In Pakistan in July 2004, anniversary celebrations were held for the first summiteers of K2 – the world’s second-highest mountain and, with its severe glacial terrain, arguably the deadliest. The government invited hundreds to honour Italian alpinist Ardito Desio and members of his 1954 expedition. But one group did not receive invitations: the mountain porters who accompanied them – the local men who carried the trekkers’ saman (food and goods), provided knowledge of dangerous regions and were crucial to the expedition’s success.
As well, during those July celebrations, six porters died while accompanying tourists on treks of K2. The sheer number of hikers and climbers that summer meant inexperienced local men were offered double wages to carry loads, and, with only minimal government regulations on portering, they accepted. The result? Five drowned while taking a shortcut across a glacial stream; another fell, unroped, into a crevasse. Two of the men’s bodies were left on a rock in the Braldu River because authorities would not pay to recover them.
This indifferent attitude led Ken MacDonald, a professor of geography at U of T Scarborough, to start Khurpa Care: an organization that educates trekkers about the injustices porters face, and also teaches porters about medical concerns, such as high-altitude sickness, and their rights as labourers. MacDonald has spent almost 20 years off and on in Pakistan, many of them in academic study of the plight of porters. As a master’s student pursuing glaciological fieldwork in the late 1980s, he lived in villages in the Karakoram Mountains of northern Pakistan, and observed the disparity between the porters’ conditions and those of the trekkers. After completing his PhD, he began investigating the political economy of labour relations in mountaineering and high-altitude trekking.
The average North American likely wouldn’t consider scaling an inch of the 28,250-foot glacial mountain without four-season tents, Gore-Tex jackets, proper trekking boots and a variety of other mountain equipment. But porters are often outfitted in cheap rubber shoes, polyester sweaters, used jackets and small plastic sheets that serve as raincoats. At night (in temperatures that plummet to –25 C) up to a dozen porters sleep under a single tarp. They are sometimes required to carry boxes of supplies weighing up to 35 kilograms on wooden frames strapped to their backs with ropes. If porters are struck with high-altitude sickness, some guides will force them to continue the trek under threat of lost wages. The poor working conditions lead to serious health problems for porters, including respiratory infections, neurological damage and arthritis. Deaths occur regularly.

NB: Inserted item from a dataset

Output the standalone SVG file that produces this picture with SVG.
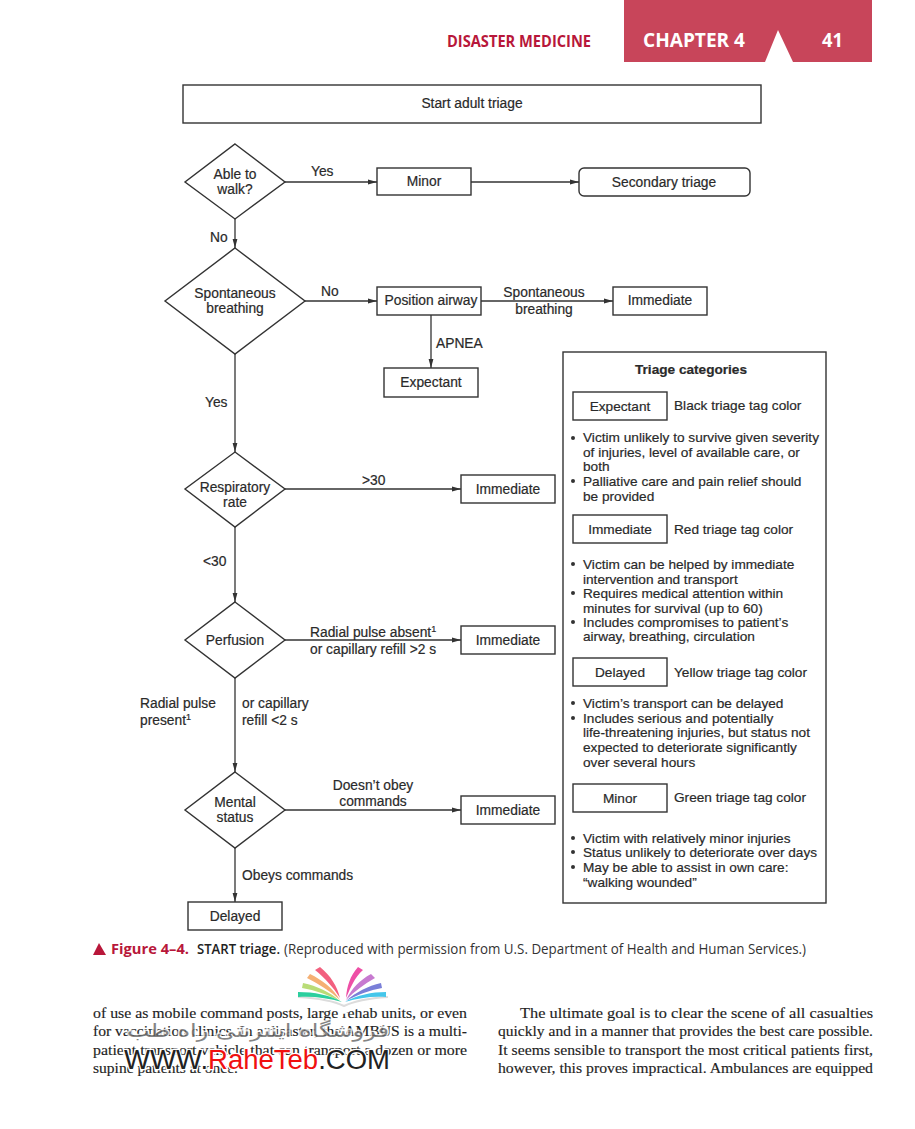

The main reason for this abuse is the rise of the “middleman,” or subcontractor, within the travel industry, says MacDonald. Fifty years ago, mountaineers and trekkers would hire porters upon reaching Karakoram; now they often book their trips through a North American company, which subcontracts labour arrangements to a Pakistani firm. Many of these brokers in both North America and Pakistan have the sole aim of producing profit – resulting in what MacDonald calls “outdoor sweatshops” for porters. “In many ways, it’s a fascinating structure of ignorance. A lot of these North American firms do no monitoring whatsoever,” he says. “They’re basically using structures of labour that we would put people in jail for here if they contributed to labour deaths the way that these companies are contributing to labour deaths.”

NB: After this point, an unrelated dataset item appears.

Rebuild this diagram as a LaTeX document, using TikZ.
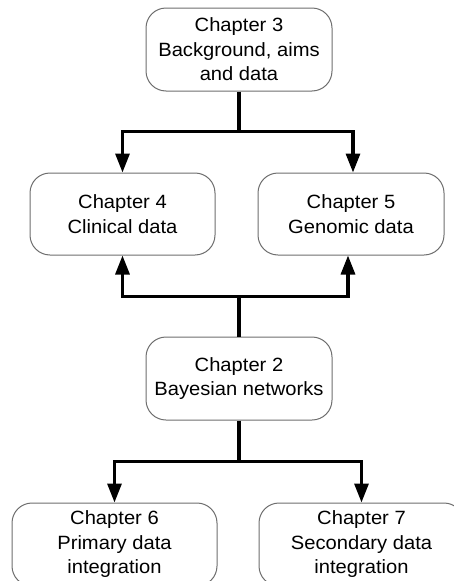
\documentclass[tikz,border=0pt]{standalone}
\usepackage{fontspec}
\setmainfont{Liberation Sans}[FakeStretch=1.05]
\usetikzlibrary{arrows.meta}

\definecolor{boxline}{RGB}{110,110,110}

\tikzset{
  chapbox/.style={draw=boxline, line width=1pt, rounded corners=20pt,
    fill=white, align=center, inner sep=0pt, minimum height=83pt,
    font=\fontsize{19.2}{24.5}\selectfont},
  narrowbox/.style={chapbox, minimum width=186pt},
  widebox/.style={chapbox, minimum width=205pt},
  conn/.style={line width=3.2pt, black, line join=miter},
  arr/.style={conn, -{Triangle[length=19pt,width=14pt]}}
}

\begin{document}
\begin{tikzpicture}[x=1pt, y=-1pt]
  \useasboundingbox (0,0) rectangle (454,581);

  % chapter boxes
  \node[narrowbox] (ch3) at (239,49.5) {Chapter 3\\Background, aims\\and data};
  \node[narrowbox, minimum width=185pt, minimum height=82pt] (ch4) at (122.5,214) {Chapter 4\\Clinical data};
  \node[narrowbox, minimum height=82pt] (ch5) at (351,214) {Chapter 5\\Genomic data};
  \node[narrowbox] (ch2) at (239,378.5) {Chapter 2\\Bayesian networks};
  \node[widebox] (ch6) at (114.5,544.5) {Chapter 6\\Primary data\\integration};
  \node[widebox] (ch7) at (361.5,544.5) {Chapter 7\\Secondary data\\integration};

  % chapter 3 feeds chapters 4 and 5
  \draw[conn] (ch3.south) -- ++(0,40) coordinate (jtop);
  \draw[arr] (jtop) -| (ch4.north);
  \draw[arr] (jtop) -| ([xshift=2pt]ch5.north);

  % chapter 2 feeds chapters 4 and 5 from below
  \draw[conn] (ch2.north) -- ++(0,-40) coordinate (jmid);
  \draw[arr] (jmid) -| (ch4.south);
  \draw[arr] (jmid) -| ([xshift=-3pt]ch5.south);

  % chapter 2 feeds chapters 6 and 7
  \draw[conn] (ch2.south) -- ++(0,41) coordinate (jbot);
  \draw[arr] (jbot) -| (ch6.north);
  \draw[arr] (jbot) -| (ch7.north);
\end{tikzpicture}
\end{document}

Travellers also reinforce the unequal treatment of porters because they may view them as “other” or the differences as “natural,” says MacDonald. This perspective has its roots in colonialism, he says, citing the writings of a French mountaineer who climbed K2 in 1938: “Their misery was terrible to behold, but they did not appear to feel this in the slightest. It seemed to fit them naturally, as naturally as the rags in which they were clothed.” MacDonald then quotes a British mountaineer he interviewed in Karakoram in 2001: “I think it’s fair to say that they are different. That they are better able, for whatever reason, physically or mentally, to handle pain than we are. They are able to cross 6,000-metre mountain passes in flip-flops when we wouldn’t even think of trying.”
“When they’re saying they’re physically different or mentally different, they’re attempting to say, ‘They’re tougher, we’re weaker, they don’t need the protection we need’ – which is nonsense,” says MacDonald.

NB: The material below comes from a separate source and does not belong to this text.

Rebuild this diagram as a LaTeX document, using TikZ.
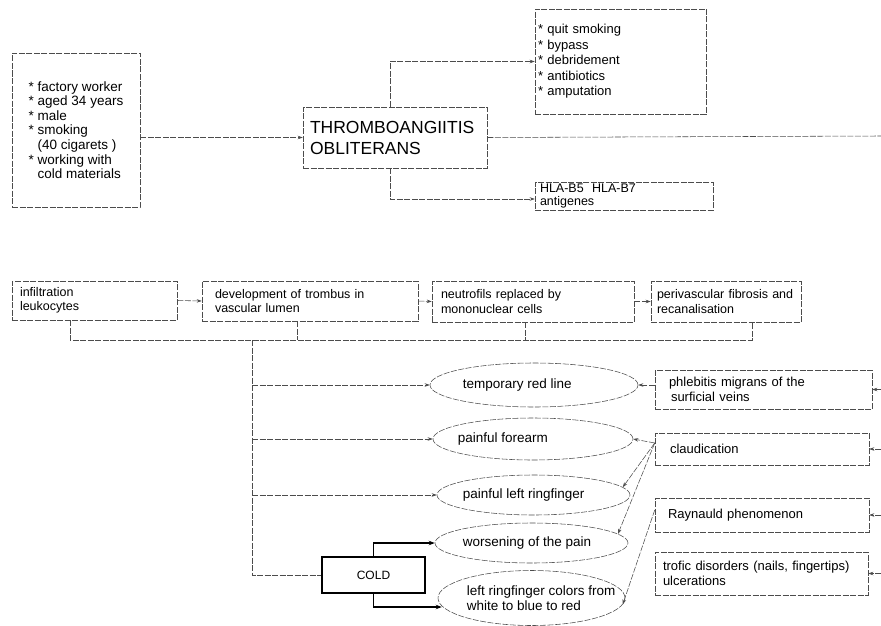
\documentclass[tikz,border=0pt]{standalone}
\usepackage{fontspec}
\setmainfont{Liberation Sans}
\usetikzlibrary{arrows.meta,shapes.geometric,calc}
\newcommand{\bulind}{\hphantom{*\ }}
\begin{document}
\begin{tikzpicture}[x=1pt,y=-1pt,
  ln/.style={draw=black!70,line width=0.55pt,dash pattern=on 6pt off 1.5pt},
  arr/.style={ln,-{Stealth[length=5pt,width=3.5pt]}},
  tarr/.style={draw=black,line width=1.5pt,-{Stealth[length=6pt,width=4.5pt]}},
  box/.style={ln,rectangle,align=left,inner ysep=0pt,font=\fontsize{12.5}{14.5}\selectfont},
  rbox/.style={box,font=\fontsize{13}{14.5}\selectfont},
  ell/.style={ln,ellipse,inner sep=0pt},
  etxt/.style={anchor=west,inner sep=0pt,align=left,font=\fontsize{13.5}{15}\selectfont},
  coldbox/.style={draw=black,line width=1.6pt,rectangle,font=\fontsize{12}{14}\selectfont}
]
\useasboundingbox (0,0) rectangle (881,626);

% top part
\node[box,minimum width=128pt,minimum height=154pt,inner xsep=0pt,
  font=\fontsize{13.5}{14.6}\selectfont] (risk) at (76,130)
 {* factory worker\\{}* aged 34 years\\{}* male\\{}* smoking\\\bulind(40 cigarets )\\{}* working with\\\bulind cold materials\hspace{6pt}};
\node[box,minimum width=184pt,minimum height=61pt,inner xsep=7pt,text width=170pt,
  font=\fontsize{17.5}{21}\selectfont] (thrombo) at (395,137.5) {THROMBOANGIITIS\\OBLITERANS};
\node[box,minimum width=171pt,minimum height=105pt,inner xsep=3pt,text width=165pt,
  font=\fontsize{13}{15.5}\selectfont] (treat) at (620.5,61.5)
 {* quit smoking\\{}* bypass\\{}* debridement\\{}* antibiotics\\{}* amputation};
\node[box,minimum width=178pt,minimum height=28pt,inner xsep=5pt,inner ysep=1.5pt,text width=168pt,
  font=\fontsize{12.5}{13.5}\selectfont] (hla) at (624,196) {HLA-B5\ \ HLA-B7\\antigenes};

\coordinate (edge) at (881,136);
\draw[arr] (risk.east |- thrombo.west) -- (thrombo.west);
\draw[arr] ([xshift=-5pt]thrombo.north) |- (treat.west);
\draw[arr] ([xshift=-5pt]thrombo.south) |- ([yshift=-3pt]hla.west);
\draw[ln] (thrombo.east) -- (edge);

% process row
\node[box,minimum width=165pt,minimum height=39pt,inner xsep=8pt,text width=149pt] (infil) at (94.5,300.5)
 {infiltration\\leukocytes};
\node[box,minimum width=216pt,minimum height=40pt,inner xsep=13pt,text width=190pt] (devel) at (310,301)
 {development of trombus in\\vascular lumen};
\node[box,minimum width=202pt,minimum height=41pt,inner xsep=9pt,text width=184pt] (neutro) at (533,301.5)
 {neutrofils replaced by\\mononuclear cells};
\node[box,minimum width=150pt,minimum height=41pt,inner xsep=6pt,text width=138pt] (periv) at (726,301.5)
 {perivascular fibrosis and\\recanalisation};

\draw[arr] (infil.east) -- (devel.west);
\draw[arr] (devel.east) -- (neutro.west);
\draw[arr] (neutro.east) -- (periv.west);

\coordinate (bl) at (70,340);
\coordinate (br) at (752,340);
\coordinate (t0) at (252,340);
\draw[ln] (infil.south -| bl) -- (bl) -- (br) -- (periv.south -| br);
\draw[ln] ([xshift=-13pt]devel.south) -- ([xshift=-13pt]devel.south |- bl);
\draw[ln] ([xshift=-8pt]neutro.south) -- ([xshift=-8pt]neutro.south |- bl);

% ellipses
\node[ell,minimum width=208pt,minimum height=44pt] (e1) at (534,385) {};
\node[etxt] (e1t) at ([xshift=33pt]e1.west) {temporary red line};
\node[ell,minimum width=200pt,minimum height=42pt] (e2) at (533,439) {};
\node[etxt] (e2t) at ([xshift=25pt]e2.west) {painful forearm};
\node[ell,minimum width=193pt,minimum height=40pt] (e3) at (533.5,495) {};
\node[etxt] (e3t) at ([xshift=26pt]e3.west) {painful left ringfinger};
\node[ell,minimum width=193pt,minimum height=40pt] (e4) at (531.5,543) {};
\node[etxt] (e4t) at ([xshift=28pt]e4.west) {worsening of the pain};
\node[ell,minimum width=187pt,minimum height=55pt] (e5) at (531.5,598) {};
\node[etxt] (e5t) at ([xshift=29pt]e5.west) {left ringfinger colors from\\white to blue to red};

\node[coldbox,minimum width=103pt,minimum height=36pt] (cold) at (373.5,575) {COLD};

\draw[ln] (t0) |- (cold.west);
\draw[arr] (t0 |- e1.west) -- (e1.west);
\draw[arr] (t0 |- e2.west) -- (e2.west);
\draw[arr] (t0 |- e3.west) -- (e3.west);
\draw[tarr] (cold.north) |- (e4.west);
\draw[tarr] (cold.south) |- ([shift={(4pt,-9pt)}]e5.west);

% right boxes
\node[rbox,minimum width=217pt,minimum height=39pt,inner xsep=14pt,text width=189pt] (phleb) at (763.5,389.5)
 {phlebitis migrans of the\\\hspace{2pt}surficial veins};
\node[rbox,minimum width=214pt,minimum height=32pt,inner xsep=15pt,text width=184pt] (claud) at (762,449)
 {claudication};
\node[rbox,minimum width=214pt,minimum height=34pt,inner xsep=13pt,text width=188pt] (rayn) at (762,515)
 {Raynauld phenomenon};
\node[rbox,minimum width=213pt,minimum height=43pt,inner xsep=8pt,text width=197pt] (trofic) at (761.5,573.5)
 {trofic disorders (nails, fingertips)\\ulcerations};

\draw[arr] (phleb.west |- e1.east) -- (e1.east);
\draw[arr] ([yshift=6pt]claud.west) -- (e2.east);
\draw[arr] ([yshift=6pt]claud.west) -- (e3.5);
\draw[arr] ([yshift=6pt]claud.west) -- (e4.6);
\draw[arr] ([yshift=5pt]rayn.west) -- (e5.-4);

\draw[arr] (phleb.east -| edge) -- (phleb.east);
\draw[arr] (claud.east -| edge) -- (claud.east);
\draw[arr] (rayn.east -| edge) -- (rayn.east);
\draw[arr] (trofic.east -| edge) -- (trofic.east);
\end{tikzpicture}
\end{document}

In order to put a stop to the exploitation of porters, mountaineers and trekkers need to ensure the porters have adequate equipment and food before the trip begins, and oversee the guides to ensure that the porters receive full payment, says MacDonald. If porters come down with high-altitude sickness, trekkers need to see that these men get paid regardless. “You are the ultimate employer, even though you’re giving money to a company who is arranging things,” says MacDonald.
He adds: “This has to be emphasized: nobody wants [portering] to stop. There is a lot of promise in this form of tourism and the economic benefits it could provide. But what people at the low end of the scale want is more equitable distribution of the benefits – and that’s not what’s happening now.”